You should refer to Prime Minister Eshkol’s Knesset statement and our awareness of internal Israeli pressures for settling civilians in occupied areas. The GOI is aware of our continuing concern that nothing be done in the occupied areas which might prejudice the search for a peace settlement. By setting up civilian or quasi-civilian outposts in the occupied areas the GOI adds serious complications to the eventual task of drawing up a peace settlement. Further, the transfer of civilians to occupied areas, whether or not in settlements which are under military control, is contrary to Article 49 of the Geneva Convention, which states “The Occupying Power shall not deport or transfer parts of its own civilian population into the territory it occupies.”
September 10, 1968
“Arab governments must convince Israel and the world community that they have abandoned the idea of destroying Israel. But equally, Israel must persuade its Arab neighbors and the world community that Israel has no expansionist designs on their territory.”
Already the US government took the position that the FGC applied and that the West Bank was Arab territory; both dubious propositions.
The Nixon Administration, July 1, 1969
The expropriation or confiscation of land, the construction of housing on such land, the demolition or confiscation of buildings, including those having historic or religious significance, and the application of Israeli law to occupied portions of the city are detrimental to our common interests in [Jerusalem]. The United States considers that the part of Jerusalem that came under the control of Israel in the June war, like other areas occupied by Israel, is governing the rights and obligations of an occupying Power. Among the provisions of international law which bind Israel, as they would bind any occupier, are the provisions that the occupier has no right to make changes in laws or in administration other than those which are temporarily necessitated by his security interests, and that an occupier may not confiscate or destroy private property.
The pattern of behavior authorized under the Geneva Convention and international law is clear: the occupier must maintain the occupied area as intact and unaltered as possible, without interfering with the customary life of the area, and any changes must be necessitated by the immediate needs of the occupation. I regret to say that the actions of Israel in the occupied portion of Jerusalem present a different picture, one which gives rise to understandable concern that the eventual disposition of East Jerusalem may be prejudiced, and that the private rights and activities of the population are already being affected and altered.
“My Government regrets and deplores this pattern of activity, and it has so informed the Government of Israel on numerous occasions since June 1967. We have consistently refused to recognize those measures as having anything but a provisional character and do not accept them as affecting the ultimate status of Jerusalem. . . .”
Thus the US has consistently refused to recognize Jerusalem as Israel’s capital.
This position with the exception of the Reagan recalibration and the Bush ’04 letter, mentioned above, continued until today.

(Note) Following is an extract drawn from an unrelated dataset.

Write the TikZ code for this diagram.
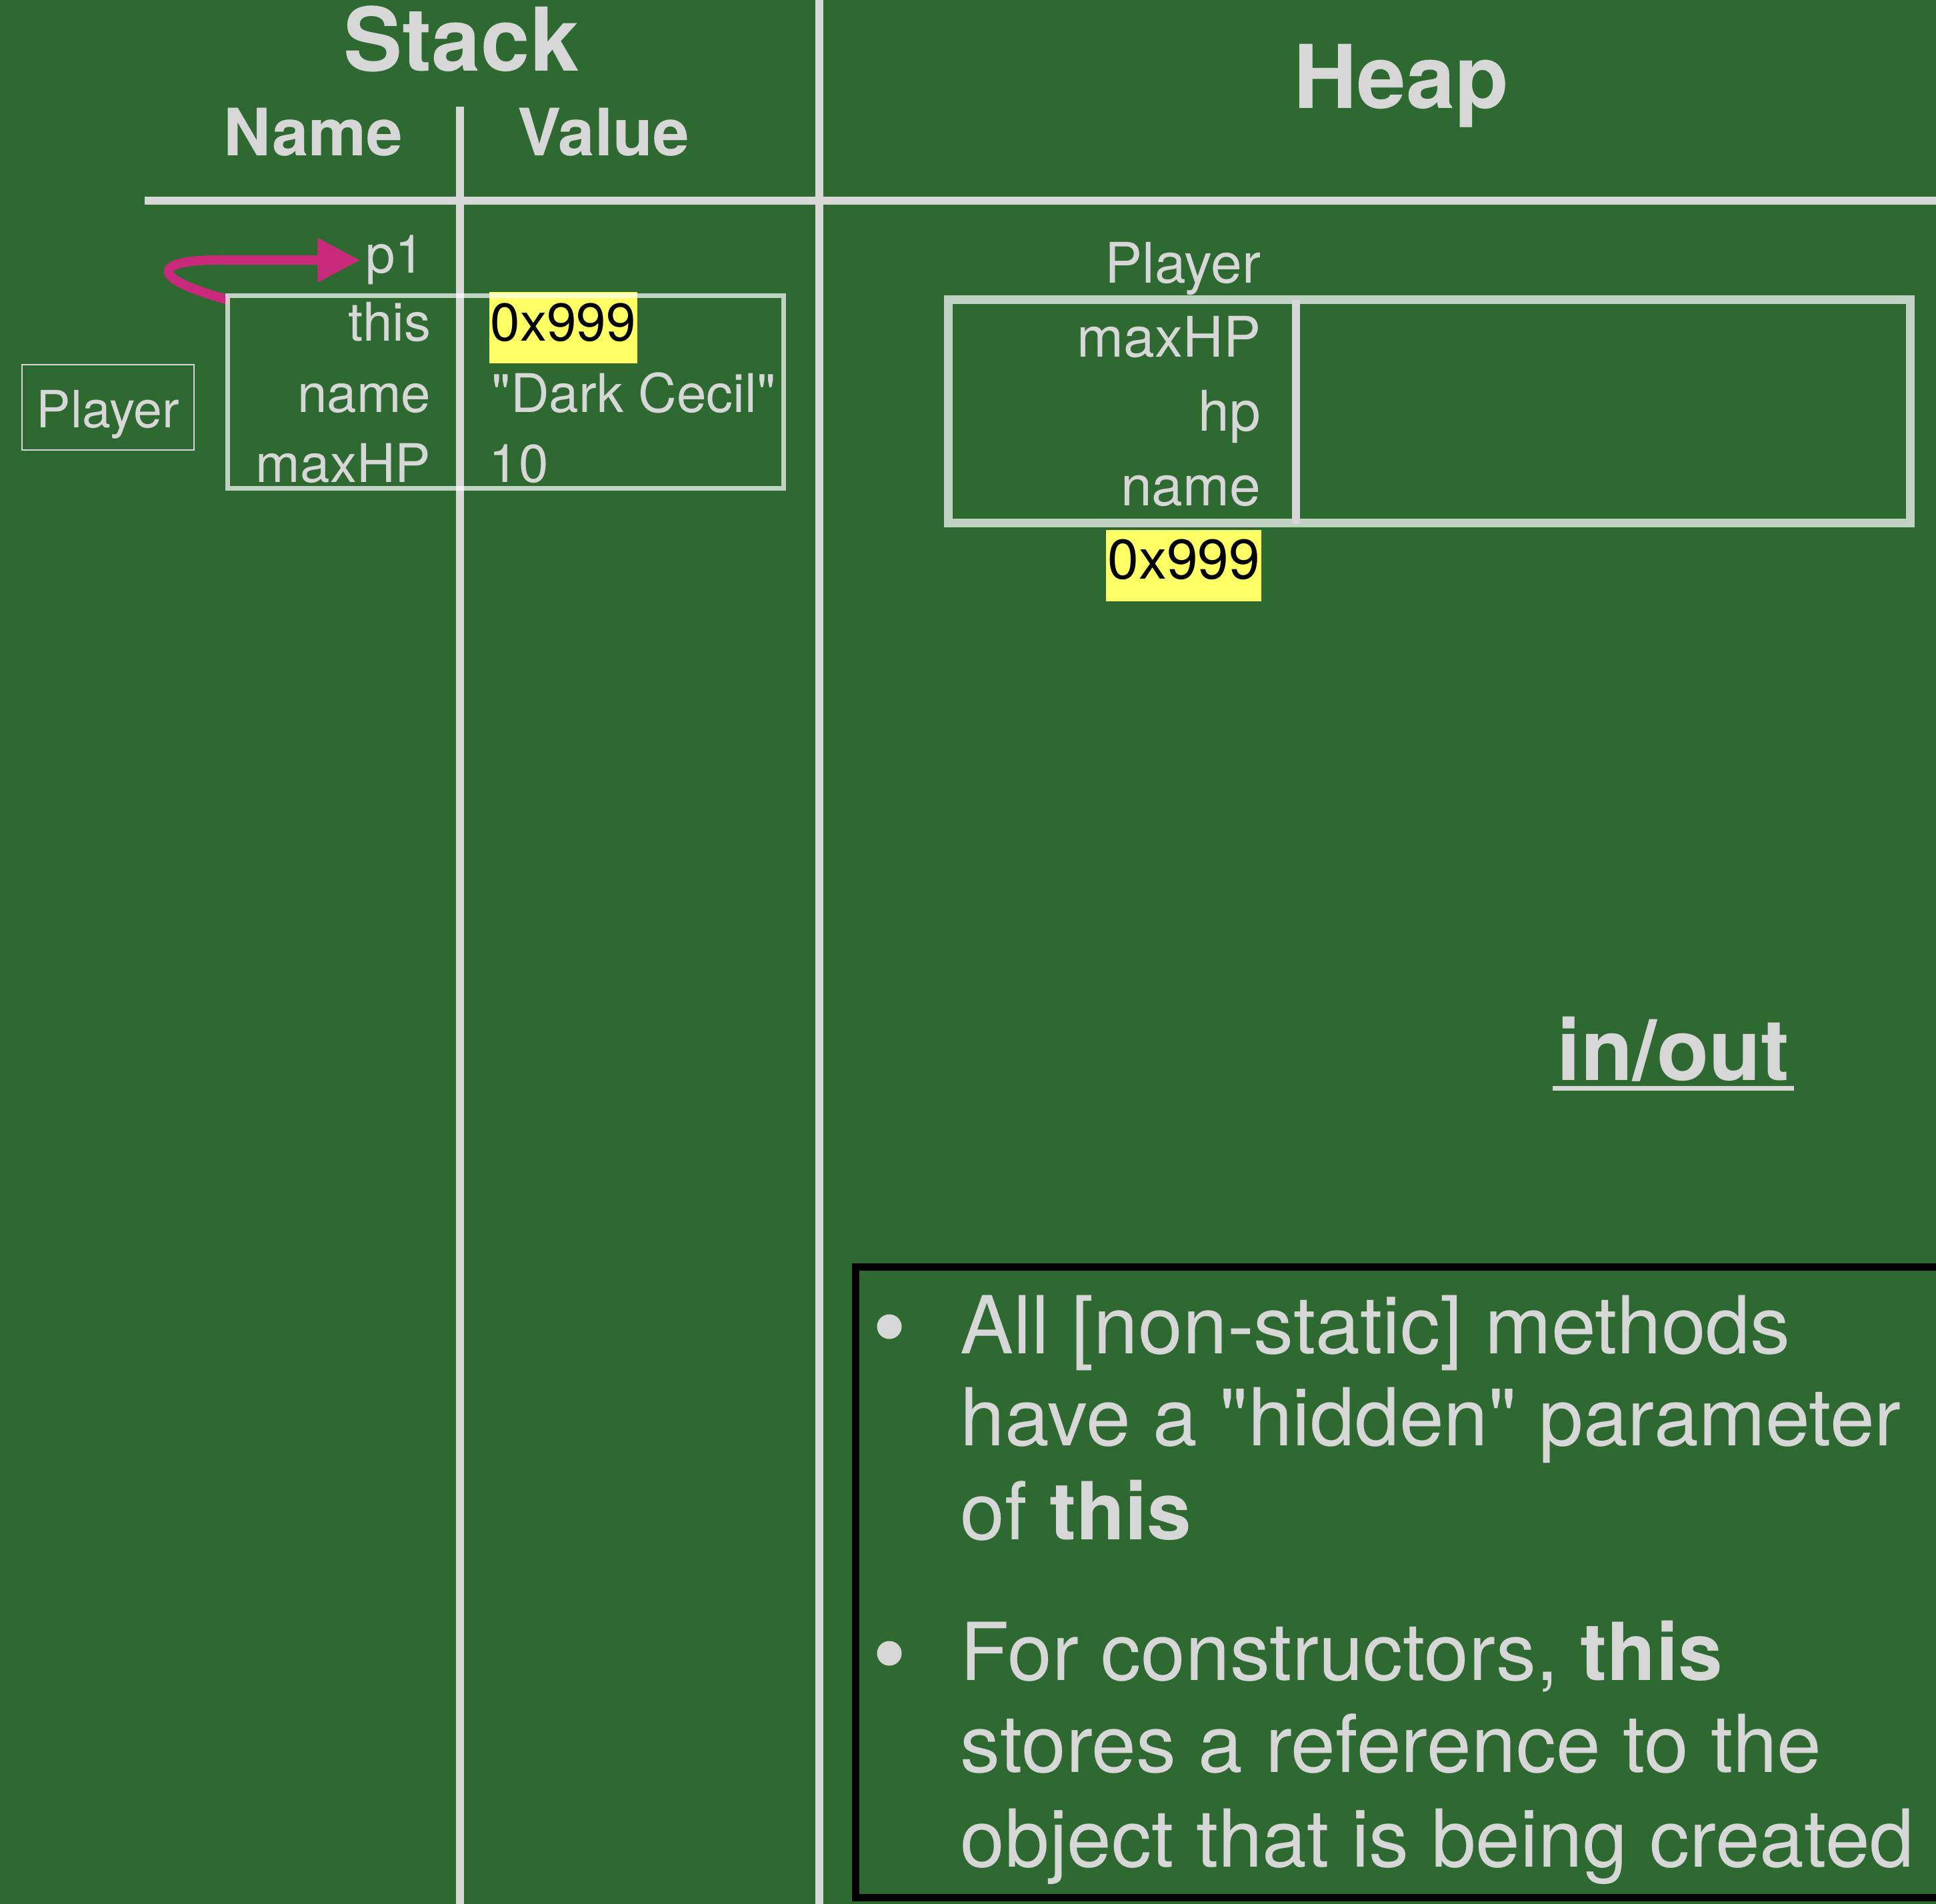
\documentclass[tikz,border=0pt]{standalone}
\usepackage{fontspec}
\setmainfont{TeX Gyre Heros}[Ligatures=TeXOff]
\usetikzlibrary{arrows.meta,calc}
\definecolor{board}{RGB}{46,105,50}
\definecolor{chalk}{RGB}{215,215,215}
\definecolor{hilite}{RGB}{255,255,102}
\definecolor{refpink}{RGB}{201,41,123}
\newcommand{\fs}[1]{\fontsize{#1}{#1}\selectfont}

\begin{document}
\begin{tikzpicture}[x=0.25pt,y=-0.25pt,>={Triangle[length=16pt,width=15.75pt]},
  chalktext/.style={text=chalk,inner sep=0pt},
  head/.style={chalktext,font=\fs{33}\bfseries,anchor=base},
  colhead/.style={chalktext,font=\fs{24.5}\bfseries,anchor=base},
  field/.style={chalktext,font=\fs{20},anchor=base east},
  value/.style={chalktext,font=\fs{20},anchor=base west},
  hfield/.style={chalktext,font=\fs{21},anchor=base east},
  addr/.style={fill=hilite,text=black,inner xsep=0.5pt,inner ysep=0pt,text height=18.5pt,text depth=8.25pt},
  rule/.style={chalk,line width=3pt},
  objbox/.style={draw=white,draw opacity=0.7},
  item/.style={chalktext,font=\fs{30},anchor=base west},
  dot/.style={circle,fill=chalk,minimum size=9.25pt,inner sep=0pt}]
% board
\fill[board] (0,0) rectangle (2904,2856);
\useasboundingbox (0,0) rectangle (2904,2856);
% table rules
\draw[rule] (217,301) -- (2904,301);
\draw[rule] (690,160) -- (690,2856);
\draw[rule] (1229,0) -- (1229,2856);
\node[head] (stack) at (692,107) {Stack};
\node[head] (heap) at (2102,163) {Heap};
\node[colhead] (namecol) at (470,234) {Name};
\node[colhead] (valuecol) at (905,234) {Value};
% stack frame of the constructor
\node[field] (p1) at (638,410) {p1};
\node[field] (this) at (647,512) {this};
\node[field] (sname) at (647,619) {name};
\node[field] (smax) at (647,724) {maxHP};
\node[addr,font=\fs{20},anchor=base west] (thisval) at (733,512) {0x999};
\node[value] (nameval) at (737,619) {"Dark Cecil"};
\node[value] (maxval) at (733,724) {10};
\node[chalktext,font=\fs{19.25},anchor=base] (ptype) at (162,642) {Player};
\draw[chalk,line width=0.6pt] (33,547) rectangle (291,675);
% p1 comes back from the frame
\coordinate (loop) at (343,450);
\draw[refpink,line width=3.5pt,->] (loop) .. controls (225,418) and (225,390) .. (330,390) -- ([xshift=-1.75pt]p1.west);
\draw[objbox,line width=1.75pt] (341,444) rectangle (1175,733);
% object on the heap
\node[hfield] (htype) at (1892,425) {Player};
\node[hfield] (hmax) at (1892,536) {maxHP};
\node[hfield] (hhp) at (1892,647) {hp};
\node[hfield] (hname) at (1892,759) {name};
\draw[objbox,line width=3.25pt] (1422,450) rectangle (2865,785);
\draw[chalk,line width=3pt] (1944,450) -- (1944,785);
\node[addr,font=\fs{21},anchor=base east] (heapaddr) at (1893,869) {0x999};
% in/out
\node[chalktext,font=\fs{32}\bfseries,anchor=base,text depth=0pt,inner ysep=3pt,inner xsep=1.5pt] (inout) at (2510,1620) {in/out};
\draw[chalk,line width=1.7pt] (inout.south west) -- (inout.south east);
% notes
\draw[black,line width=2.75pt] (1283,1900) rectangle (2930,2846);
\node[dot] (dot1) at (1334,1990) {};
\node[dot] (dot2) at (1334,2480) {};
\node[item] (l1) at (1440,2030) {All [non-static] methods};
\node[item] (l2) at (1440,2168) {have a "hidden" parameter};
\node[item] (l3) at (1440,2309) {of \textbf{this}};
\node[item] (l4) at (1440,2520) {For constructors, \textbf{this}};
\node[item] (l5) at (1440,2658) {stores a reference to the};
\node[item] (l6) at (1440,2800) {object that is being created};
\end{tikzpicture}
\end{document}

What drove the US policy from the beginning was the desire to prevent anything which would “prejuudice the search for peace”. This search for peace started with the assumption that the territories were Arab lands and not disputed lands as Israel from time to time asserted. Obviously they were serving Arab interests.
This is the reason that Israel never asserts her rights to the land. She doesn’t have any in the eyes of the world. She is left to only claim concessions in the name of security. Through out most of the time since the ’67 war, Israel has accepted the American limitations on settlements and simply looked for wiggle room.
Israel has always taken the position that the FGC does not apply and that she would voluntarily be ruled by its humanitarian provisions. Were Israel to have accepted that it applied, she would in effect have accepted that the territories were lands of another party. This she wouldn’t do. Nevertheless she never asserts her rights to them.
Why not? By agreeing to construction limitations for almost thirty years, she was acknowledging that she wasn’t entitled to build.
Today the whole thing is so bizarre. Israel claims the right to build but only within the limitations that she originally accepted. The issue is whether she is entitled to build anywhere. By not exercising her right to build anywhere she has forfeited that right has she not.
Actually the problem goes back to Res 242. Why did Israel ever agree to withdraw to “secure and recognized borders” after the preamble to the resolution cited “Emphasizing the inadmissibility of the acquisition of territory by war” . I believe there is an exception to this rule, namely that if you acquire territory in a defensive war, you can keep it.
In any event the Roadmap requires the settlement to be in accordance with Res 242 at best and the Saudi Plan at worst.
So I ask you, are the territories disputed or not. I believe that Israel has relinquished its rights to Judea and Samaria granted in the Palestine Mandate. But I am also happy that Min Yaalon is trying to reclaim that right.
It is time for the government of Israel to start asserting our Mandate rights to Judea and Samaria as Min Yaalon just did. It is not too late to reject Res 242 as the basis of settlement.